## TASK GOAL
Restate each line word for word. Leave out every picture.

# RECORDED INFORMATION start

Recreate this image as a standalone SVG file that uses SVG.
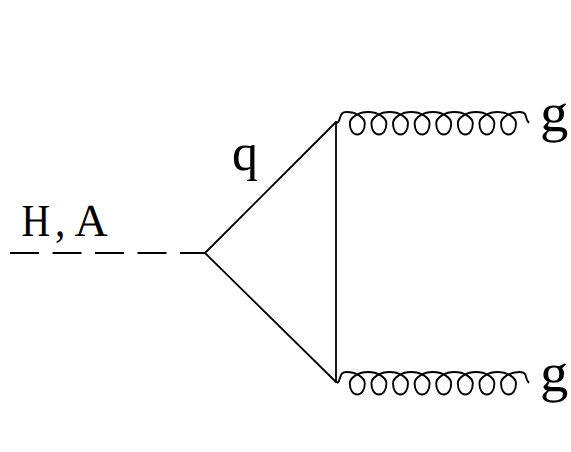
<svg xmlns="http://www.w3.org/2000/svg" width="571" height="452" viewBox="0 0 571 452">
<defs>
<style>
.l{fill:none;stroke:#000;stroke-width:1.8;stroke-linecap:round;stroke-linejoin:round}
.c{fill:none;stroke:#000;stroke-width:1.9;stroke-linecap:butt}
.t{font-family:"Liberation Serif","Times New Roman",serif;fill:#000;text-rendering:geometricPrecision}
</style>
<path id="coil" class="c" d="M337 123C340 122 339.500 116 342 113.500C343.500 112 345 112 346.500 112
c9 0 18.300 5 18.300 11.500c0 6.500 -3.300 11 -7.500 11c-4.200 0 -7.500 -4.500 -7.500 -11c0 -6.500 9.300 -11.500 18.300 -11.500
c9 0 18.300 5 18.300 11.500c0 6.500 -3.300 11 -7.500 11c-4.200 0 -7.500 -4.500 -7.500 -11c0 -6.500 9.300 -11.500 18.300 -11.500
c9 0 18.300 5 18.300 11.500c0 6.500 -3.300 11 -7.500 11c-4.200 0 -7.500 -4.500 -7.500 -11c0 -6.500 9.300 -11.500 18.300 -11.500
c9 0 18.300 5 18.300 11.500c0 6.500 -3.300 11 -7.500 11c-4.200 0 -7.500 -4.500 -7.500 -11c0 -6.500 9.300 -11.500 18.300 -11.500
c9 0 18.300 5 18.300 11.500c0 6.500 -3.300 11 -7.500 11c-4.200 0 -7.500 -4.500 -7.500 -11c0 -6.500 9.300 -11.500 18.300 -11.500
c9 0 18.300 5 18.300 11.500c0 6.500 -3.300 11 -7.500 11c-4.200 0 -7.500 -4.500 -7.500 -11c0 -6.500 9.300 -11.500 18.300 -11.500
c9 0 18.300 5 18.300 11.500c0 6.500 -3.300 11 -7.500 11c-4.200 0 -7.500 -4.500 -7.500 -11c0 -6.500 9.300 -11.500 18.300 -11.500
c9 0 18.300 5 18.300 11.500c0 6.500 -3.300 11 -7.500 11c-4.200 0 -7.500 -4.500 -7.500 -11c0 -6.500 9.300 -11.500 18.300 -11.500
c3 0 5 0.500 6 2.500c1 2.500 1.500 7.500 4 8"/>
</defs>
<g id="connectors">
<path id="higgs" class="l" style="stroke-linecap:butt" d="M10 253H205" stroke-dasharray="29 13.500"/>
<path id="quark-top" class="l" d="M205 253L336 122"/>
<path id="quark-side" class="l" d="M336 122V382"/>
<path id="quark-bottom" class="l" d="M205 253L336 382"/>
<use id="gluon-top" href="#coil"/>
<use id="gluon-bottom" href="#coil" y="260"/>
</g>
<g id="label-HA"><text class="t" font-size="46" transform="translate(21.500 236) scale(.86 1)">H</text><text class="t" font-size="46" transform="translate(55 236) scale(.9 1)">,</text><text class="t" font-size="46" transform="translate(74.500 236)">A</text></g>
<g id="label-q"><text class="t" font-size="52" x="232" y="170">q</text></g>
<g id="label-g-top"><text class="t" font-size="54" transform="translate(540 131) scale(1.05 1)">g</text></g>
<g id="label-g-bottom"><text class="t" font-size="54" transform="translate(540 391) scale(1.05 1)">g</text></g>
</svg>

# RECORDED INFORMATION end

## RIGHT ANSWER
Recreate this image as a standalone SVG file that uses SVG.
<svg xmlns="http://www.w3.org/2000/svg" width="571" height="452" viewBox="0 0 571 452">
<defs>
<style>
.l{fill:none;stroke:#000;stroke-width:1.8;stroke-linecap:round;stroke-linejoin:round}
.c{fill:none;stroke:#000;stroke-width:1.9;stroke-linecap:butt}
.t{font-family:"Liberation Serif","Times New Roman",serif;fill:#000;text-rendering:geometricPrecision}
</style>
<path id="coil" class="c" d="M337 123C340 122 339.500 116 342 113.500C343.500 112 345 112 346.500 112
c9 0 18.300 5 18.300 11.500c0 6.500 -3.300 11 -7.500 11c-4.200 0 -7.500 -4.500 -7.500 -11c0 -6.500 9.300 -11.500 18.300 -11.500
c9 0 18.300 5 18.300 11.500c0 6.500 -3.300 11 -7.500 11c-4.200 0 -7.500 -4.500 -7.500 -11c0 -6.500 9.300 -11.500 18.300 -11.500
c9 0 18.300 5 18.300 11.500c0 6.500 -3.300 11 -7.500 11c-4.200 0 -7.500 -4.500 -7.500 -11c0 -6.500 9.300 -11.500 18.300 -11.500
c9 0 18.300 5 18.300 11.500c0 6.500 -3.300 11 -7.500 11c-4.200 0 -7.500 -4.500 -7.500 -11c0 -6.500 9.300 -11.500 18.300 -11.500
c9 0 18.300 5 18.300 11.500c0 6.500 -3.300 11 -7.500 11c-4.200 0 -7.500 -4.500 -7.500 -11c0 -6.500 9.300 -11.500 18.300 -11.500
c9 0 18.300 5 18.300 11.500c0 6.500 -3.300 11 -7.500 11c-4.200 0 -7.500 -4.500 -7.500 -11c0 -6.500 9.300 -11.500 18.300 -11.500
c9 0 18.300 5 18.300 11.500c0 6.500 -3.300 11 -7.500 11c-4.200 0 -7.500 -4.500 -7.500 -11c0 -6.500 9.300 -11.500 18.300 -11.500
c9 0 18.300 5 18.300 11.500c0 6.500 -3.300 11 -7.500 11c-4.200 0 -7.500 -4.500 -7.500 -11c0 -6.500 9.300 -11.500 18.300 -11.500
c3 0 5 0.500 6 2.500c1 2.500 1.500 7.500 4 8"/>
</defs>
<g id="connectors">
<path id="higgs" class="l" style="stroke-linecap:butt" d="M10 253H205" stroke-dasharray="29 13.500"/>
<path id="quark-top" class="l" d="M205 253L336 122"/>
<path id="quark-side" class="l" d="M336 122V382"/>
<path id="quark-bottom" class="l" d="M205 253L336 382"/>
<use id="gluon-top" href="#coil"/>
<use id="gluon-bottom" href="#coil" y="260"/>
</g>
<g id="label-HA"><text class="t" font-size="46" transform="translate(21.500 236) scale(.86 1)">H</text><text class="t" font-size="46" transform="translate(55 236) scale(.9 1)">,</text><text class="t" font-size="46" transform="translate(74.500 236)">A</text></g>
<g id="label-q"><text class="t" font-size="52" x="232" y="170">q</text></g>
<g id="label-g-top"><text class="t" font-size="54" transform="translate(540 131) scale(1.05 1)">g</text></g>
<g id="label-g-bottom"><text class="t" font-size="54" transform="translate(540 391) scale(1.05 1)">g</text></g>
</svg>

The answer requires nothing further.